Monday, August 19, 2019

What It Means - Day 154

"Muhammad is not the father of any man among you; rather, he is the Messenger of God and the Seal of the prophets. And God is Knower of all things."
Quran 33:40

This last spring in the travel version of my Dar al-Islam class we read Qasim Rashid's The Wrong Kind of Muslim, which the students found deeply moving. As I've chronicled earlier in this series, Rashid was kind enough to Skype in with us and talk about his experiences as a human rights lawyer, political candidate and the persecution that he faces as an Ahmadiyya Muslim. One of the reasons why the Ahmadiyya face such persecution from mainstream Muslims is the belief that they view their founder as a prophet (it's not quite that simple, and even Nasr when he Skyped with us glossed over it a bit as he walked us through the complexity of the Ahmadiyya belief system). It's a theological problem inside of Islam because Muhammad is commonly viewed as the final prophet, or the "Seal of the prophets." Logically, then, this topic must be a constant theme that runs throughout the Quran, right? Actually, no. The verse above, which is drawn from the 33rd surah, al-Ahzab, here rendered as "The Parties," is the only time it is referenced in the entire Quran.

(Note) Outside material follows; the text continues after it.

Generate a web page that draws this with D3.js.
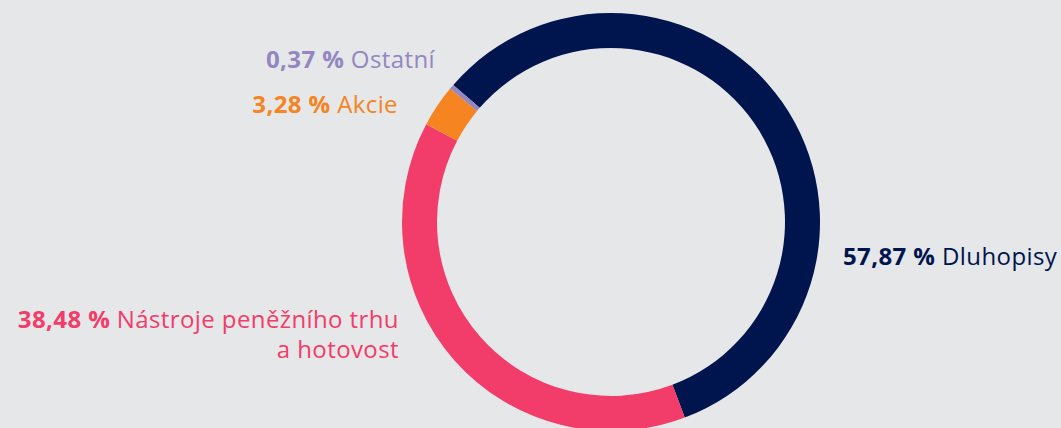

Every other reference to Muhammad being the final prophet are found in the ahadith, that is, the sayings of the Prophet himself. As Nasr explains in the Study Quran:

"That the Prophet is the Seal of the prophets is understood to mean that he is last Prophet sent to humanity. The Prophet is reported to have said, 'No prophethood shall remain after me, save for true visions', and 'Messengerhood and prophethood have ceased. There will be no messenger or prophet after me.' The most frequently cited hadith pertaining to his place as the Seal of the prophets states, 'My likeness among the prophets before me is that of a man who has built a house, completed it, and beautified it, yet left empty a place for a brick. Then the people come to the house, are amazed by it, and say, "If only you were to place this brick, your house would be complete!" I am this brick.' According to the Prophet, being the Seal of the prophets if one of six qualities that distinguish him from other prophets: 'I have been favored above the prophets in six things: I have been endowed with consummate succinctness of speech; I have been made triumphant through dread; war booty has been made lawful for me; the whole earth has been made a place of worship for me and a means of purification; I have been sent to all created beings; and the succession of prophets has been completed in me.'" (Nasr, pp. 1031-1032)

Coming back around to the Ahmadiyya, there rationale (and I'm dramatically simplifying here) is that they are not arguing that Muhammad was not that Seal of the prophets, rather they are reading the definition of Seal of the prophets differently. Essentially, they are completely agreeing that Muhammad delivered a final version of the faith, but that other prophets might arise in response to specific needs, but that these later prophets would not be changing any the foundational decisions delivered through Muhammad (again, I'm over-simplifying out of necessity, and doubtless both sides would disagree with my shortened take on things; still, I think it serves our purposes here).

I could get into a big discussion about the validity and value or the ahadith as compared to the Quran itself, which is potentially a big issue here because the majority of claims that Muhammad was the final prophet are from the ahadith and not from the Quran itself, but let's put that aside for the moment (and I may or may not come back to this touchy subject, not because I'm afraid of angering anybody, but rather that I don't like to talk, at least not too deeply, about subjects that I don't know a lot about). Let me take worst case scenario here (at least worse case scenario from a traditional Islamic view): that Muhammad was not, in fact, the final prophet. Do I, personally, think that this would somehow damage the integrity and importance of the Prophet's message? Of course not. We've talked before about how all religions can be guilty of falling into the tyranny of the most recent. Buddhism grew out of Hinduism, and certainly there had to be some early Buddhists who thought, "Wow, thank goodness we showed up and fixed that mess." Just as Christianity grew out of Judaism, and felt so certain of the superiority of their refined vision that they slapped their holy scripture on the back of the Jewish one and called things complete. I would argue that there's at least a danger that our emphasis on Muhammad as the final prophet could easily become a version of the same sort of chronological tyranny. What matters to me (and, again, this is just me talking) is the extraordinary clarity and beauty of the vision laid out in the Quran and the ahadith, not whether or not there may or may not have been later prophets. We are reminded to complete with others only in excellence, and I think we should turn that lens on ourselves as well.

And finally, this brings us back to the Ahmadiyya again. They are so incredibly and consistently dedicated to serving humanity that they perpetually lap more "mainstream" Muslims, but yet they are persecuted horribly inside of Islam because of their views of their founder. If we're quite willing to persecute and in fact kill members of a sect of our faith - and a sect that routinely does a hell of a lot more for the world than we do - then we have a strange view of what the faith is about.